--- BEGIN Material for the task ---

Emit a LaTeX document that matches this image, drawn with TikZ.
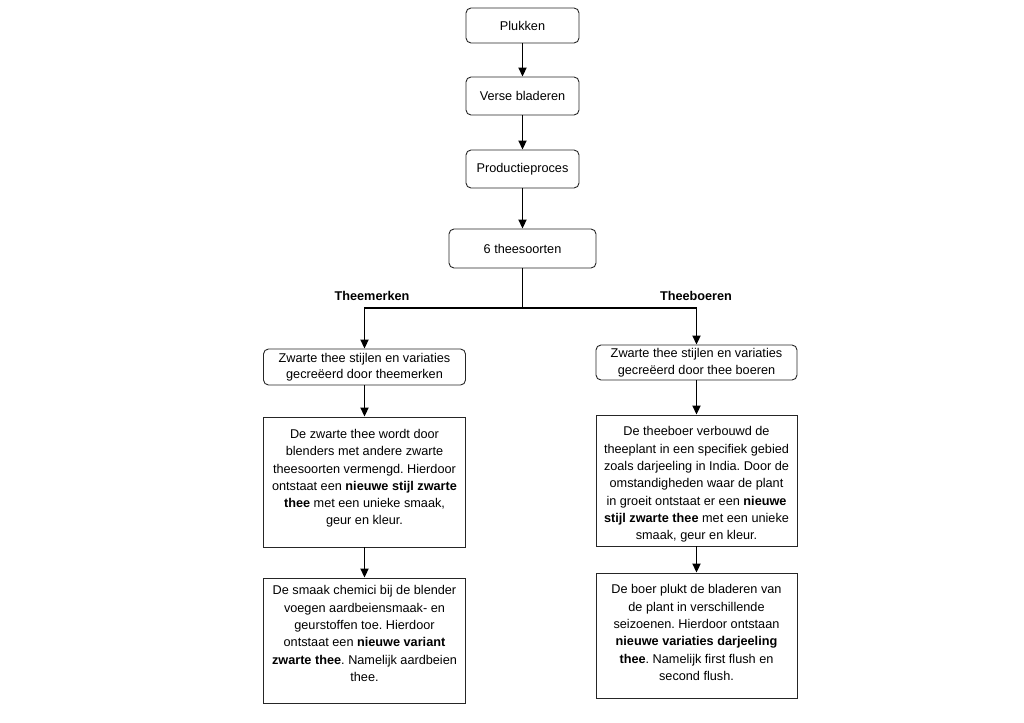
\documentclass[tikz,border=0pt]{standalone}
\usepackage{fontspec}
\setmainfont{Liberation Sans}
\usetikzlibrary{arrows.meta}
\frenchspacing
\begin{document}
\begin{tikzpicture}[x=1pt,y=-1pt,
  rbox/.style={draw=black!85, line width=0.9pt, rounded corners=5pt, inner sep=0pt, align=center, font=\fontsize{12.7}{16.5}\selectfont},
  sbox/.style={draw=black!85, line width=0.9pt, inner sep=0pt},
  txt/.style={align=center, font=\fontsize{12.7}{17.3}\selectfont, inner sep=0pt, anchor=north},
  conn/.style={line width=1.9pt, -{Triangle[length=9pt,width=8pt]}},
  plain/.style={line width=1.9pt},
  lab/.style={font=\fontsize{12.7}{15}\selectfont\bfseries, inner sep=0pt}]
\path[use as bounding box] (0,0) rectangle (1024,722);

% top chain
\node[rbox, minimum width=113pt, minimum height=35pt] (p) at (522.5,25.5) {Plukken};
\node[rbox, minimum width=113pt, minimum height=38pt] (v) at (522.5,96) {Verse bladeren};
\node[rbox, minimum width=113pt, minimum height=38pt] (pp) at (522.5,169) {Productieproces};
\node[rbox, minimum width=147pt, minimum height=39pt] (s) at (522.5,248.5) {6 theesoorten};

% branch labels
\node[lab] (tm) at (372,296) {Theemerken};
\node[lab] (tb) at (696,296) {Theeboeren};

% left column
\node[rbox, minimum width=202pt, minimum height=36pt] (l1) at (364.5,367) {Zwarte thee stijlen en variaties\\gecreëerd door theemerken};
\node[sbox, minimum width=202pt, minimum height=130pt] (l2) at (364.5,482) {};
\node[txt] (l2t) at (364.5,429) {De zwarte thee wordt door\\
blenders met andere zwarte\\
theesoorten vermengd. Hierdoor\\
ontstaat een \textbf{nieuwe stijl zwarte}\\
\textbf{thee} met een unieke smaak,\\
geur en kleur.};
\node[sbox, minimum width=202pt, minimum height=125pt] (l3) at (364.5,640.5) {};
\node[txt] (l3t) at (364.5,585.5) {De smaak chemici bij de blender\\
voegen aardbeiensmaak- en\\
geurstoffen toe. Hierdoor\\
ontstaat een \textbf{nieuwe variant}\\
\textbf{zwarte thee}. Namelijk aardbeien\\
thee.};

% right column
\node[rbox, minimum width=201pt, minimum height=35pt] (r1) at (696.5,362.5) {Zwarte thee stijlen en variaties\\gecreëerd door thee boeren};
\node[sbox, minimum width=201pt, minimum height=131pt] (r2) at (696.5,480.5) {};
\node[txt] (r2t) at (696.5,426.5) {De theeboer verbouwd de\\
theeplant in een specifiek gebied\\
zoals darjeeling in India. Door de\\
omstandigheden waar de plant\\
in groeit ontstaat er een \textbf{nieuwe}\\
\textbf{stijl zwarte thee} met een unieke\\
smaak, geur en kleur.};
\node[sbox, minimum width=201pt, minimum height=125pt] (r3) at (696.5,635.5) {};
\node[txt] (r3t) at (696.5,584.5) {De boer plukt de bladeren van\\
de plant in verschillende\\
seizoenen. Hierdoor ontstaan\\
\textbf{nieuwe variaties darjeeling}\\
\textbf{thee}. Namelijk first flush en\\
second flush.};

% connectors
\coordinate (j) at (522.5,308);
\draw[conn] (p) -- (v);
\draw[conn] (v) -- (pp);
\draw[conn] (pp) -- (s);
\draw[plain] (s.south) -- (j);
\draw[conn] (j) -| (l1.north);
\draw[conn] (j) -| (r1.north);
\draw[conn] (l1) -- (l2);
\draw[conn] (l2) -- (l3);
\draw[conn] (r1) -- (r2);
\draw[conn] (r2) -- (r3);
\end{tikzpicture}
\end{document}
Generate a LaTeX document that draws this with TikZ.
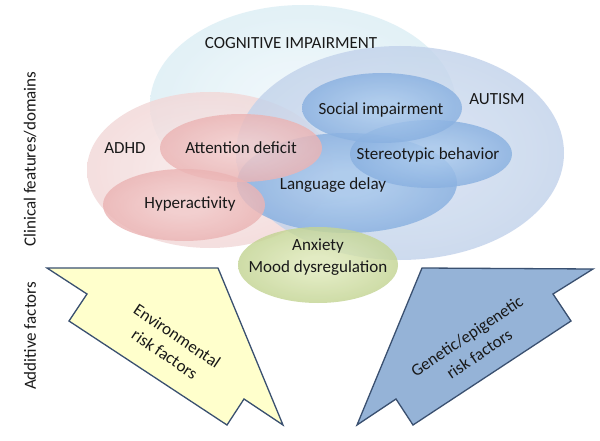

--- END Material for the task ---

What to do :: Copy each line of the records above that carries the word "LaTeX".

Task response ::
Emit a LaTeX document that matches this image, drawn with TikZ.
Generate a LaTeX document that draws this with TikZ.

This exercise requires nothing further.